THE TOYBOX TRUTH: How Big Tech Is Using Children's Playthings to Build a Surveillance State From the Crib
You think you know what’s lurking in your kid’s toybox? Think again. While you’re sleeping, while your toddler is giggling at a talking doll, while your eight-year-old is “learning” with a smart tablet, a silent, insidious revolution is taking place. It’s not just about plastic and batteries anymore. It’s about data. It’s about control. And it’s happening right under your nose, in the most innocent place imaginable: your child’s bedroom.
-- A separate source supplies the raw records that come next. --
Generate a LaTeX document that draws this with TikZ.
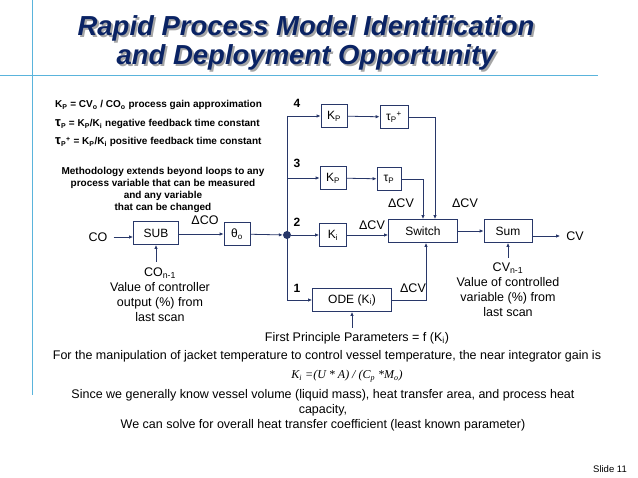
\documentclass[tikz,border=0pt]{standalone}
\usepackage{fontspec}
\setmainfont{Liberation Sans}
\newfontfamily\eqserif{Liberation Serif}
\usetikzlibrary{arrows.meta}
\definecolor{lncol}{RGB}{40,55,105}
\definecolor{ttl}{RGB}{10,35,100}
\definecolor{rule}{RGB}{90,180,220}
\begin{document}
\begin{tikzpicture}[x=1pt,y=-1pt,
  blk/.style={draw=lncol,thick,fill=white,minimum height=23pt,inner sep=1pt,font=\fontsize{12}{14}\selectfont},
  arr/.style={draw=lncol,thick,-{Latex[length=4pt,width=3.5pt]}},
  wire/.style={draw=lncol,thick},
  lbl/.style={font=\fontsize{12.5}{15}\selectfont,inner sep=0pt},
  num/.style={font=\bfseries\fontsize{12}{14}\selectfont,inner sep=0pt},
  small/.style={font=\bfseries\fontsize{10}{12}\selectfont,inner sep=0pt},
  ttlst/.style={font=\bfseries\itshape\fontsize{27.5}{30}\selectfont,inner sep=0pt}]
\useasboundingbox (0,0) rectangle (638,478);
\fill[white] (0,0) rectangle (638,478);
% rules
\draw[rule] (0,75) -- (598,75);
\draw[rule] (32,0) -- (32,395);
% title
\node[ttlst,text=gray!70] at (308,30) {Rapid Process Model Identification};
\node[ttlst,text=gray!70] at (308,59) {and Deployment Opportunity};
\node[ttlst,text=ttl] (t1) at (306,28) {Rapid Process Model Identification};
\node[ttlst,text=ttl] (t2) at (306,57) {and Deployment Opportunity};
% left notes
\node[small,anchor=west] (n1) at (55,105) {K\textsubscript{P} = CV\textsubscript{o} / CO\textsubscript{o} process gain approximation};
\node[small,anchor=west] (n2) at (55,124) {{\fontsize{13}{13}\selectfont τ}\textsubscript{P} = K\textsubscript{P}/K\textsubscript{i} negative feedback time constant};
\node[small,anchor=west] (n3) at (55,142) {{\fontsize{13}{13}\selectfont τ}\textsubscript{P}\textsuperscript{+} = K\textsubscript{P}/K\textsubscript{i} positive feedback time constant};
\node[small,align=center] (meth) at (163,190) {Methodology extends beyond loops to any\\process variable that can be measured\\and any variable\\that can be changed};
% blocks
\node[lbl] (co) at (98,237) {CO};
\node[blk,minimum width=45pt] (sub) at (156,233) {SUB};
\node[blk,minimum width=26pt] (th) at (237,234) {θ\textsubscript{o}};
\node[circle,fill=lncol,inner sep=0pt,minimum size=8pt] (j) at (287,235) {};
\node[blk,minimum width=27pt] (ki) at (333,235) {K\textsubscript{i}};
\node[blk,minimum width=69pt] (sw) at (423,231) {Switch};
\node[blk,minimum width=48pt] (sum) at (508,231) {Sum};
\node[lbl] (cv) at (575,236) {CV};
\node[blk,minimum width=26pt] (kp4) at (334,116) {K\textsubscript{P}};
\node[blk,minimum width=28pt] (tp4) at (394,117) {τ\textsubscript{P}\textsuperscript{+}};
\node[blk,minimum width=26pt] (kp3) at (333,178) {K\textsubscript{P}};
\node[blk,minimum width=24pt] (tp3) at (389,179) {τ\textsubscript{P}};
\node[blk,minimum width=79pt] (ode) at (352,300) {ODE (K\textsubscript{i})};
\coordinate (top) at (287,116);
\coordinate (b3) at (287,178);
\coordinate (bot) at (287,300);
\coordinate (cos) at (156,262);
\coordinate (cvs) at (508,258);
\coordinate (fps) at (352,328);
% connectors
\draw[arr,shorten <=6pt] (co.east) -- (co.east-|sub.west);
\draw[arr] (sub.east|-th) -- (th);
\draw[arr] (th) -- (j);
\draw[wire] (top) -- (bot);
\draw[arr] (top) -- (kp4);
\draw[arr] (b3) -- (kp3);
\draw[arr] (j) -- (ki);
\draw[arr] (bot) -- (ode);
\draw[arr] (kp4) -- (tp4);
\draw[arr] (kp3) -- (tp3);
\draw[arr] (tp4.east) -| ([xshift=12pt]sw.north);
\draw[arr] (tp3.east) -| (sw.north);
\draw[arr] (ki) -- (ki-|sw.west);
\draw[arr] (ode.east) -| ([xshift=3pt]sw.south);
\draw[arr] (sw) -- (sum);
\draw[arr,shorten >=6pt] (sum.east|-cv) -- (cv.west);
\draw[arr] (cos) -- (sub.south);
\draw[arr] (cvs) -- (sum.south);
\draw[arr] (fps) -- (ode.south);
% labels
\node[num] (l4) at (297,103) {4};
\node[num] (l3) at (297,163) {3};
\node[num] (l2) at (297,222) {2};
\node[num] (l1) at (297,288) {1};
\node[lbl] (dco) at (205,220) {ΔCO};
\node[lbl] (dcv1) at (372,225) {ΔCV};
\node[lbl] (dcv2) at (401,203) {ΔCV};
\node[lbl] (dcv3) at (465,203) {ΔCV};
\node[lbl] (dcv4) at (413,288) {ΔCV};
% lower texts
\node[lbl,align=center,anchor=north] (con) at (160,268) {CO\textsubscript{n-1}\\Value of controller\\output (\%) from\\last scan};
\node[lbl,align=center,anchor=north] (cvn) at (508,263) {CV\textsubscript{n-1}\\Value of controlled\\variable (\%) from\\last scan};
\node[lbl] (fpp) at (357,338) {First Principle Parameters = f (K\textsubscript{i})};
\node[lbl] (fm) at (327,356) {For the manipulation of jacket temperature to control vessel temperature, the near integrator gain is};
\node[lbl,font=\eqserif\itshape\fontsize{12}{14}\selectfont] (eq) at (347,376) {K\textsubscript{\itshape i} =(U * A) / (C\textsubscript{\itshape p} *M\textsubscript{\itshape o})};
\node[lbl,align=center] (since) at (323,410) {Since we generally know vessel volume (liquid mass), heat transfer area, and process heat\\capacity,\\We can solve for overall heat transfer coefficient (least known parameter)};
\node[lbl,font=\fontsize{9.5}{11}\selectfont] (slide) at (610,469) {Slide 11};
\end{tikzpicture}
\end{document}
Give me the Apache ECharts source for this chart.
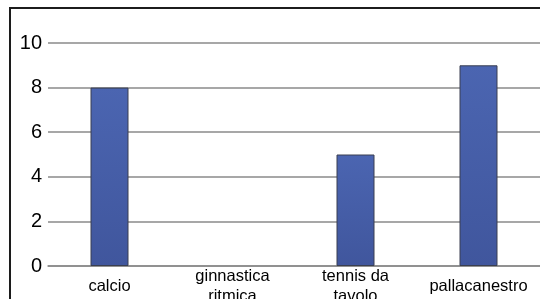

We’ve all seen the headlines. The smart speaker that recorded a family’s private conversation and sent it to a random contact. The connected doll that was hacked, allowing a stranger to speak to a child through its speaker. But those are just the surface splashes. The real story is deeper, darker, and far more coordinated. We are watching the systematic weaponization of childhood itself, a program designed not just to sell you more stuff, but to engineer the perfect, compliant citizen of a digital panopticon. Stay woke, America. This is the hidden truth the mainstream media won’t touch.
Let’s start with the “Internet of Toys” – a multibillion-dollar industry that’s exploded in the last five years. Every smart teddy bear, every Wi-Fi-enabled race car, every app-connected puzzle is a Trojan Horse. The companies making these toys – and the data-mining giants they partner with – aren’t just interested in your credit card number. They want the most valuable, untainted data set in existence: the unfiltered, unguarded mind of a child.
Think about it. An adult knows not to say anything incriminating near a smart speaker. You might curse under your breath or avoid discussing a sensitive topic. But a five-year-old? They have no filter. They will tell their “FurReal Friend” everything. Their fears about the monster under the bed. Their secret crush on the kid at daycare. Their parents’ arguments in the other room. Their political opinions, overheard and parroted. This isn't just marketing data. This is psychological profiling of the highest order.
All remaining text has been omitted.